Clark’s belief is that which companies benefit from this AI wave will follow a similar pattern to what occurred in the previous waves. And this guides how Janus Henderson builds the portfolio.
Source: Janus Henderson Investors
“Mobile cloud’s most successful super app is probably Uber, but it didn’t exist in the early stages of that era. It takes time for the market and ecosystem to work out what can be done,” Clark says.
In his view, the AI wave will be similar. The early investment opportunities have been, and largely continue to be, in semiconductors and physical infrastructure.
“It’s pretty well known that semiconductors and infrastructure is all about Nvidia,” Clark says. “Even so, many general portfolio managers will talk about Nvidia being expensive. But this is where we use our experience in identifying underappreciated earnings power.
“We did sell some Nvidia, but we went back to overweight at 40x earnings. That sounds expensive, but it turns out it’s actually 4x earnings, because earnings were so much higher than the market expected.”
“Investing at the point where adoption exceeds hype is the best way to create value”

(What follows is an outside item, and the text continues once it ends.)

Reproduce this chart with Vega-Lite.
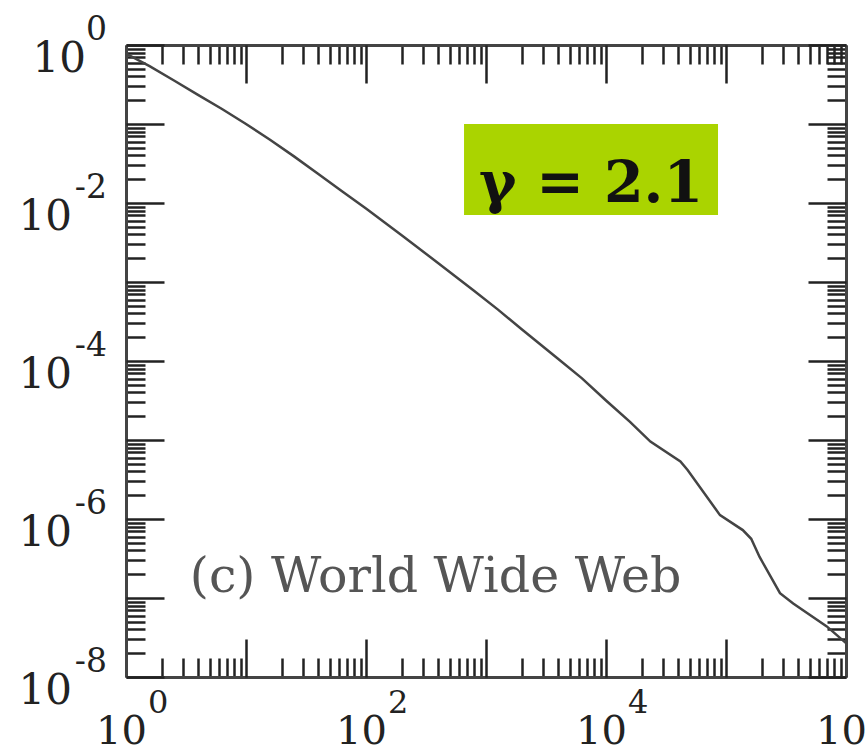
{
  "$schema": "https://vega.github.io/schema/vega-lite/v6.json",
  "width": 720,
  "height": 632,
  "autosize": {"type": "none"},
  "padding": {"left": 126, "top": 45, "right": 22, "bottom": 79},
  "background": "white",
  "config": {"view": {"stroke": null}},
  "datasets": {
    "curve": [
      {"k": 1, "P": 0.776},
      {"k": 1.585, "P": 0.537},
      {"k": 2.512, "P": 0.355},
      {"k": 3.981, "P": 0.234},
      {"k": 6.31, "P": 0.155},
      {"k": 10, "P": 0.1},
      {"k": 15.85, "P": 0.0631},
      {"k": 25.12, "P": 0.0389},
      {"k": 39.81, "P": 0.0234},
      {"k": 63.1, "P": 0.0141},
      {"k": 100, "P": 0.00851},
      {"k": 199.5, "P": 0.00389},
      {"k": 398.1, "P": 0.00174},
      {"k": 794.3, "P": 0.000776},
      {"k": 1259, "P": 0.000447},
      {"k": 1995, "P": 0.000251},
      {"k": 3981, "P": 0.000107},
      {"k": 6310, "P": 0.0000603},
      {"k": 10000, "P": 0.0000316},
      {"k": 15850, "P": 0.000017},
      {"k": 23440, "P": 0.00000955},
      {"k": 41690, "P": 0.00000537},
      {"k": 47860, "P": 0.00000417},
      {"k": 89130, "P": 0.00000112},
      {"k": 138000, "P": 7.24e-7},
      {"k": 162200, "P": 5.62e-7},
      {"k": 190500, "P": 3.31e-7},
      {"k": 281800, "P": 1.15e-7},
      {"k": 363100, "P": 8.51e-8},
      {"k": 691800, "P": 4.37e-8},
      {"k": 1000000, "P": 2.69e-8}
    ],
    "xlab": [
      {"v": 1, "e": "0"},
      {"v": 100, "e": "2"},
      {"v": 10000, "e": "4"},
      {"v": 1000000, "e": "6"}
    ],
    "ylab": [
      {"v": 1, "e": "0"},
      {"v": 0.01, "e": "-2"},
      {"v": 0.0001, "e": "-4"},
      {"v": 0.000001, "e": "-6"},
      {"v": 1e-8, "e": "-8"}
    ],
    "box": [{"x1": 656, "x2": 85800, "y1": 0.1, "y2": 0.00705}],
    "www": [{"x": 3.4, "y": 1.2e-7, "t": "(c) World Wide Web"}],
    "gamma": [{"x": 7500, "y": 0.0103, "t": "γ = 2.1"}]
  },
  "resolve": {"axis": {"x": "independent", "y": "independent"}},
  "layer": [
    {
      "data": {"name": "box"},
      "mark": {"type": "rect", "color": "#aad400"},
      "encoding": {
        "x": {"field": "x1", "type": "quantitative", "scale": {"type": "log", "domain": [1, 1000000], "nice": false},
          "axis": {"orient": "top", "title": null, "labels": false, "grid": false, "domain": true, "domainColor": "#444", "domainWidth": 3, "ticks": true, "tickColor": "#222", "tickWidth": 2.5, "tickSize": -19,
            "values": [2,3,4,5,6,7,8,9,20,30,40,50,60,70,80,90,200,300,400,500,600,700,800,900,2000,3000,4000,5000,6000,7000,8000,9000,20000,30000,40000,50000,60000,70000,80000,90000,200000,300000,400000,500000,600000,700000,800000,900000]}},
        "x2": {"field": "x2"},
        "y": {"field": "y1", "type": "quantitative", "scale": {"type": "log", "domain": [1e-8, 1], "nice": false},
          "axis": {"orient": "right", "title": null, "labels": false, "grid": false, "domain": true, "domainColor": "#444", "domainWidth": 3, "ticks": true, "tickColor": "#222", "tickWidth": 2.5, "tickSize": -19,
            "values": [2e-8,3e-8,4e-8,5e-8,6e-8,7e-8,8e-8,9e-8,2e-7,3e-7,4e-7,5e-7,6e-7,7e-7,8e-7,9e-7,2e-6,3e-6,4e-6,5e-6,6e-6,7e-6,8e-6,9e-6,2e-5,3e-5,4e-5,5e-5,6e-5,7e-5,8e-5,9e-5,0.0002,0.0003,0.0004,0.0005,0.0006,0.0007,0.0008,0.0009,0.002,0.003,0.004,0.005,0.006,0.007,0.008,0.009,0.02,0.03,0.04,0.05,0.06,0.07,0.08,0.09,0.2,0.3,0.4,0.5,0.6,0.7,0.8,0.9]}},
        "y2": {"field": "y2"}
      }
    },
    {
      "data": {"name": "curve"},
      "mark": {"type": "line", "color": "#444", "strokeWidth": 2.5, "clip": true},
      "encoding": {
        "x": {"field": "k", "type": "quantitative",
          "axis": {"orient": "bottom", "title": null, "labels": false, "grid": false, "domain": true, "domainColor": "#444", "domainWidth": 3, "ticks": true, "tickColor": "#222", "tickWidth": 2.5, "tickSize": -19,
            "values": [2,3,4,5,6,7,8,9,20,30,40,50,60,70,80,90,200,300,400,500,600,700,800,900,2000,3000,4000,5000,6000,7000,8000,9000,20000,30000,40000,50000,60000,70000,80000,90000,200000,300000,400000,500000,600000,700000,800000,900000]}},
        "y": {"field": "P", "type": "quantitative",
          "axis": {"orient": "left", "title": null, "labels": false, "grid": false, "domain": true, "domainColor": "#444", "domainWidth": 3, "ticks": true, "tickColor": "#222", "tickWidth": 2.5, "tickSize": -19,
            "values": [2e-8,3e-8,4e-8,5e-8,6e-8,7e-8,8e-8,9e-8,2e-7,3e-7,4e-7,5e-7,6e-7,7e-7,8e-7,9e-7,2e-6,3e-6,4e-6,5e-6,6e-6,7e-6,8e-6,9e-6,2e-5,3e-5,4e-5,5e-5,6e-5,7e-5,8e-5,9e-5,0.0002,0.0003,0.0004,0.0005,0.0006,0.0007,0.0008,0.0009,0.002,0.003,0.004,0.005,0.006,0.007,0.008,0.009,0.02,0.03,0.04,0.05,0.06,0.07,0.08,0.09,0.2,0.3,0.4,0.5,0.6,0.7,0.8,0.9]}}
      }
    },
    {
      "data": {"name": "www"},
      "mark": {"type": "text", "align": "left", "baseline": "alphabetic", "font": "DejaVu Serif", "fontSize": 49, "color": "#555"},
      "encoding": {
        "x": {"field": "x", "type": "quantitative",
          "axis": {"orient": "bottom", "title": null, "labels": false, "grid": false, "domain": false, "ticks": true, "tickColor": "#222", "tickWidth": 2.5, "tickSize": -38,
            "values": [1,10,100,1000,10000,100000,1000000]}},
        "y": {"field": "y", "type": "quantitative",
          "axis": {"orient": "left", "title": null, "labels": false, "grid": false, "domain": false, "ticks": true, "tickColor": "#222", "tickWidth": 2.5, "tickSize": -38,
            "values": [1e-8,1e-7,1e-6,1e-5,0.0001,0.001,0.01,0.1,1]}},
        "text": {"field": "t"}
      }
    },
    {
      "data": {"name": "gamma"},
      "mark": {"type": "text", "align": "center", "baseline": "alphabetic", "font": "DejaVu Serif", "fontWeight": "bold", "fontSize": 57, "color": "#111"},
      "encoding": {
        "x": {"field": "x", "type": "quantitative",
          "axis": {"orient": "top", "title": null, "labels": false, "grid": false, "domain": false, "ticks": true, "tickColor": "#222", "tickWidth": 2.5, "tickSize": -38,
            "values": [1,10,100,1000,10000,100000,1000000]}},
        "y": {"field": "y", "type": "quantitative",
          "axis": {"orient": "right", "title": null, "labels": false, "grid": false, "domain": false, "ticks": true, "tickColor": "#222", "tickWidth": 2.5, "tickSize": -38,
            "values": [1e-8,1e-7,1e-6,1e-5,0.0001,0.001,0.01,0.1,1]}},
        "text": {"field": "t"}
      }
    },
    {
      "data": {"name": "xlab"},
      "mark": {"type": "text", "align": "right", "baseline": "alphabetic", "dx": 21, "dy": 67, "font": "DejaVu Serif", "fontSize": 40, "color": "#222"},
      "encoding": {
        "x": {"field": "v", "type": "quantitative", "axis": null},
        "y": {"datum": 1e-8, "type": "quantitative", "axis": null},
        "text": {"value": "10"}
      }
    },
    {
      "data": {"name": "xlab"},
      "mark": {"type": "text", "align": "left", "baseline": "alphabetic", "dx": 22, "dy": 36, "font": "DejaVu Serif", "fontSize": 32, "color": "#222"},
      "encoding": {
        "x": {"field": "v", "type": "quantitative", "axis": null},
        "y": {"datum": 1e-8, "type": "quantitative", "axis": null},
        "text": {"field": "e"}
      }
    },
    {
      "data": {"name": "ylab"},
      "transform": [{"filter": "datum.e == '0'"}],
      "mark": {"type": "text", "align": "right", "baseline": "alphabetic", "dx": -40, "dy": 27, "font": "DejaVu Serif", "fontSize": 42, "color": "#222"},
      "encoding": {
        "x": {"datum": 1, "type": "quantitative", "axis": null},
        "y": {"field": "v", "type": "quantitative", "axis": null},
        "text": {"value": "10"}
      }
    },
    {
      "data": {"name": "ylab"},
      "transform": [{"filter": "datum.e != '0'"}],
      "mark": {"type": "text", "align": "right", "baseline": "alphabetic", "dx": -54, "dy": 27, "font": "DejaVu Serif", "fontSize": 42, "color": "#222"},
      "encoding": {
        "x": {"datum": 1, "type": "quantitative", "axis": null},
        "y": {"field": "v", "type": "quantitative", "axis": null},
        "text": {"value": "10"}
      }
    },
    {
      "data": {"name": "ylab"},
      "mark": {"type": "text", "align": "right", "baseline": "alphabetic", "dx": -19, "dy": -5, "font": "DejaVu Serif", "fontSize": 33, "color": "#222"},
      "encoding": {
        "x": {"datum": 1, "type": "quantitative", "axis": null},
        "y": {"field": "v", "type": "quantitative", "axis": null},
        "text": {"field": "e"}
      }
    }
  ]
}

He added that some platforms for AI are starting to be well recognised. These are the cloud providers Microsoft and Amazon.
“There may well be specialist platforms that come through and displace these big players, but right now they are best positioned.”
What is largely unknown is who the winners will be in AI software applications and use cases. Here, Clark and his co-portfolio managers are content not to act too early.
“I’ve been talking about the potential in AI for over a decade, but had we overly pivoted to AI 10 years ago, we would have destroyed huge amounts of value,” Clark says. “Understanding the maturity of a technology and where it is in the hype cycle is key. Investing at the point where adoption exceeds hype is the best way to create value.”